Whether you opt for fat grafting or implants, you can’t sit or lie on your back for three weeks post butt-augmentation, says Mofid, which generally rules out things like work and school (and maybe comfortable sleeping). “Normal life is put on hold,” he says. “You’ve got to be committed to this operation. It’s not for the faint of heart.”
If you’re determined to go through with the procedure, vet your surgeon and facility carefully. Check prospective doctors’ websites to see before and after photos of their patients, and talk to other women who’ve gotten implants, Hazen suggests. Always opt for a board-certified plastic surgeon who has ample experience, and be sure to ask questions like how your butt will look over time, whether you’re a good candidate for the surgery and what the options are if you’re dissatisfied with the outcome.
And don’t be lured by unscrupulous doctors or facilities in foreign countries hawking cheaper procedures. “Don’t cheap out and go someplace because it’s inexpensive,” Hazen says. “This is your body, this is forever, it’s important, so go to somebody good.
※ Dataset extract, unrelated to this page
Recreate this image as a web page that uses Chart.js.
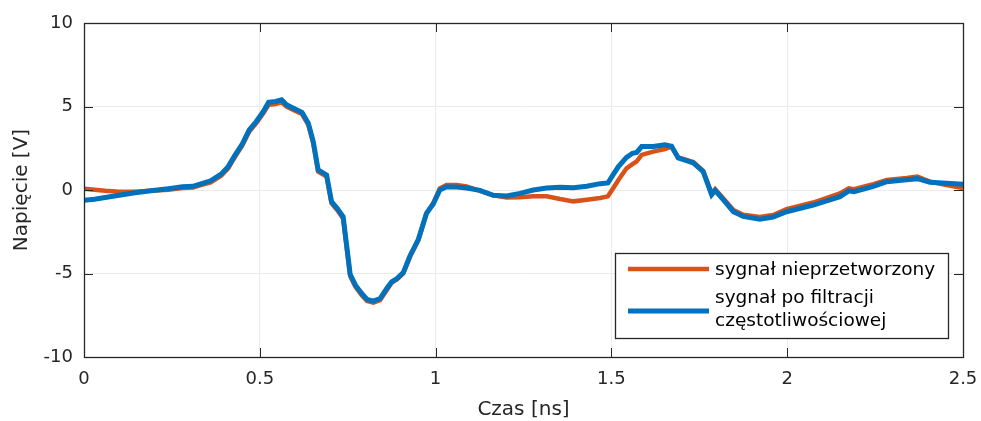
<!DOCTYPE html>
<html>
<head>
<meta charset="utf-8">
<script src="https://cdn.jsdelivr.net/npm/chart.js@4.4.1/dist/chart.umd.min.js"></script>
<style>
  html, body { margin: 0; padding: 0; background: #ffffff; }
  #wrap { width: 981px; height: 421px; }
</style>
</head>
<body>
<div id="wrap"><canvas id="c" width="981" height="421"></canvas></div>
<script>
// Time axis [ns]
const czas = [
  0.00, 0.03, 0.06, 0.10, 0.14, 0.19, 0.24, 0.28, 0.31, 0.33,
  0.36, 0.39, 0.41, 0.43, 0.45, 0.47, 0.49, 0.51, 0.525, 0.545,
  0.562, 0.576, 0.60, 0.62, 0.638, 0.652, 0.666, 0.69, 0.704, 0.72,
  0.737, 0.757, 0.772, 0.79, 0.805, 0.823, 0.842, 0.861, 0.875, 0.89,
  0.908, 0.927, 0.951, 0.974, 0.993, 1.012, 1.031, 1.06, 1.088, 1.126,
  1.164, 1.202, 1.24, 1.278, 1.316, 1.354, 1.392, 1.43, 1.468, 1.49,
  1.505, 1.52, 1.543, 1.56, 1.572, 1.586, 1.619, 1.652, 1.671, 1.69,
  1.733, 1.761, 1.785, 1.795, 1.818, 1.847, 1.875, 1.922, 1.96, 1.998,
  2.074, 2.15, 2.175, 2.19, 2.245, 2.283, 2.34, 2.37, 2.406, 2.453,
  2.5
];

// Raw signal [V]
const surowy = [
  0.08, 0.02, -0.05, -0.10, -0.10, -0.05, 0.02, 0.12, 0.15, 0.28,
  0.45, 0.85, 1.30, 2.00, 2.65, 3.50, 4.00, 4.60, 5.10, 5.15,
  5.25, 5.00, 4.75, 4.55, 3.90, 2.80, 1.10, 0.80, -0.80, -1.20,
  -1.70, -5.15, -5.80, -6.30, -6.65, -6.75, -6.60, -6.00, -5.55, -5.35,
  -5.00, -4.00, -3.00, -1.40, -0.80, 0.10, 0.30, 0.30, 0.22, -0.05,
  -0.32, -0.45, -0.44, -0.38, -0.38, -0.54, -0.68, -0.58, -0.48, -0.38,
  0.10, 0.60, 1.30, 1.55, 1.72, 2.10, 2.30, 2.45, 2.60, 1.95,
  1.68, 1.15, -0.20, 0.05, -0.50, -1.20, -1.48, -1.62, -1.50, -1.15,
  -0.75, -0.20, 0.10, 0.05, 0.35, 0.60, 0.72, 0.80, 0.50, 0.30,
  0.12
];

// Frequency-filtered signal [V]
const filtrowany = [
  -0.62, -0.55, -0.45, -0.32, -0.18, -0.05, 0.08, 0.20, 0.22, 0.35,
  0.55, 0.95, 1.40, 2.10, 2.75, 3.60, 4.10, 4.70, 5.25, 5.30,
  5.40, 5.10, 4.85, 4.65, 4.00, 2.90, 1.20, 0.90, -0.70, -1.10,
  -1.60, -5.05, -5.70, -6.20, -6.55, -6.65, -6.50, -5.90, -5.50, -5.30,
  -4.95, -3.95, -2.95, -1.40, -0.85, 0.00, 0.20, 0.18, 0.12, -0.02,
  -0.32, -0.36, -0.20, 0.00, 0.12, 0.16, 0.14, 0.22, 0.38, 0.42,
  0.92, 1.40, 1.95, 2.20, 2.25, 2.60, 2.60, 2.70, 2.62, 1.92,
  1.62, 1.10, -0.28, -0.02, -0.58, -1.30, -1.58, -1.75, -1.62, -1.30,
  -0.90, -0.40, -0.05, -0.10, 0.22, 0.50, 0.62, 0.68, 0.46, 0.40,
  0.34
];

const xTicks = [0, 0.5, 1, 1.5, 2, 2.5];
const yTicks = [-10, -5, 0, 5, 10];

const serie = ['sygnał nieprzetworzony', ['sygnał po filtracji', 'częstotliwościowej']];
const kolory = ['#D95319', '#0072BD'];

const toPoints = (ys) => czas.map((t, i) => ({ x: t, y: ys[i] }));

const FONT = '"DejaVu Sans", Verdana, sans-serif';
const AXIS = '#262626';

// Inward tick marks on all four sides plus the box round the plot
const boxPlugin = {
  id: 'matlabBox',
  afterDraw(chart) {
    const { ctx, chartArea: a, scales } = chart;
    const L = 9;
    ctx.save();
    ctx.strokeStyle = AXIS;
    ctx.lineWidth = 1;
    ctx.beginPath();
    xTicks.forEach(v => {
      const x = Math.round(scales.x.getPixelForValue(v)) + 0.5;
      ctx.moveTo(x, a.bottom); ctx.lineTo(x, a.bottom - L);
      ctx.moveTo(x, a.top); ctx.lineTo(x, a.top + L);
    });
    yTicks.forEach(v => {
      const y = Math.round(scales.y.getPixelForValue(v)) + 0.5;
      ctx.moveTo(a.left, y); ctx.lineTo(a.left + L, y);
      ctx.moveTo(a.right, y); ctx.lineTo(a.right - L, y);
    });
    ctx.stroke();
    ctx.lineWidth = 1.3;
    ctx.strokeRect(Math.round(a.left) + 0.5, Math.round(a.top) + 0.5,
                   Math.round(a.right - a.left), Math.round(a.bottom - a.top));
    ctx.restore();
  }
};

// Legend box with a two-line entry
const legendPlugin = {
  id: 'boxLegend',
  afterDraw(chart) {
    const { ctx } = chart;
    const bx = 615, by = 253, bw = 333, bh = 85;
    ctx.save();
    ctx.fillStyle = '#ffffff';
    ctx.fillRect(bx, by, bw, bh);
    ctx.strokeStyle = AXIS;
    ctx.lineWidth = 1.3;
    ctx.strokeRect(bx + 0.5, by + 0.5, bw, bh);
    ctx.font = '18.5px ' + FONT;
    ctx.textBaseline = 'middle';
    ctx.textAlign = 'left';
    const rows = [
      { lineY: 269, texts: [[serie[0], 270]] },
      { lineY: 311, texts: [[serie[1][0], 298], [serie[1][1], 321]] }
    ];
    chart.data.datasets.forEach((ds, i) => {
      const r = rows[i];
      ctx.strokeStyle = ds.borderColor;
      ctx.lineWidth = ds.borderWidth;
      ctx.beginPath();
      ctx.moveTo(628, r.lineY);
      ctx.lineTo(709, r.lineY);
      ctx.stroke();
      ctx.fillStyle = '#000000';
      r.texts.forEach(([t, y]) => ctx.fillText(t, 715, y));
    });
    ctx.restore();
  }
};

new Chart(document.getElementById('c'), {
  type: 'line',
  data: {
    datasets: [
      {
        label: serie[0],
        data: toPoints(surowy),
        borderColor: kolory[0],
        borderWidth: 4.5,
        pointRadius: 0,
        tension: 0,
        order: 2
      },
      {
        label: serie[1].join(' '),
        data: toPoints(filtrowany),
        borderColor: kolory[1],
        borderWidth: 5,
        pointRadius: 0,
        tension: 0,
        order: 1
      }
    ]
  },
  options: {
    responsive: false,
    animation: false,
    layout: { padding: { top: 23, right: 18, left: 0, bottom: 0 } },
    plugins: { legend: { display: false }, tooltip: { enabled: false } },
    scales: {
      x: {
        type: 'linear',
        min: 0, max: 2.5,
        afterBuildTicks: (s) => { s.ticks = xTicks.map(v => ({ value: v })); },
        afterFit: (s) => { s.height = 64; s.paddingLeft = 0; s.paddingRight = 0; },
        ticks: {
          font: { family: FONT, size: 18 },
          color: AXIS,
          padding: 12,
          maxRotation: 0,
          callback: (v) => String(v)
        },
        grid: { color: '#ebebeb', lineWidth: 1, drawTicks: false },
        border: { display: false },
        title: {
          display: true,
          text: 'Czas [ns]',
          font: { family: FONT, size: 20 },
          color: AXIS,
          padding: { top: 0, bottom: -1 }
        }
      },
      y: {
        type: 'linear',
        min: -10, max: 10,
        afterBuildTicks: (s) => { s.ticks = yTicks.map(v => ({ value: v })); },
        afterFit: (s) => { s.width = 84; s.paddingTop = 0; s.paddingBottom = 0; },
        ticks: {
          font: { family: FONT, size: 18 },
          color: AXIS,
          padding: 11,
          callback: (v) => String(v)
        },
        grid: { color: '#ebebeb', lineWidth: 1, drawTicks: false },
        border: { display: false },
        title: {
          display: true,
          text: 'Napięcie [V]',
          font: { family: FONT, size: 20 },
          color: AXIS,
          padding: { top: 10, bottom: 0 }
        }
      }
    }
  },
  plugins: [boxPlugin, legendPlugin]
});
</script>
</body>
</html>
You want an accredited facility, not just the back of some guy’s office.”
In 2017, the U.S. Food and Drug Administration issued a warning against using silicone injections for purposes like body contouring. The warning was issued in response to an increase in cases of patients receiving illegal silicone injections from unlicensed medical professionals in private homes or hotels. Often called “pumping parties,” these services are marketed as a cheaper alternative to plastic surgery.
The risks of illegal silicone injections are even worse than you’d think: Loose silicone—as opposed to silicone used as enclosed implants—can be dangerous and even fatal; injections can cause disfigurement or significant scarring. “It should be uniformly condemned,” Mofid says. “There’s no place for it in medicine—virtually 100 percent of patients over their lifetime will develop problems.”
Surgery offers the lure of a quick fix, but it’s risky, expensive, and, well, extreme. Ordon reminds those who crave a larger posterior that they can get one naturally. He recommends performing exercises that target the glutes, such as squats and leg raises. In short, augmentation might seem like a quick fix—but a butt workout is probably still the best way.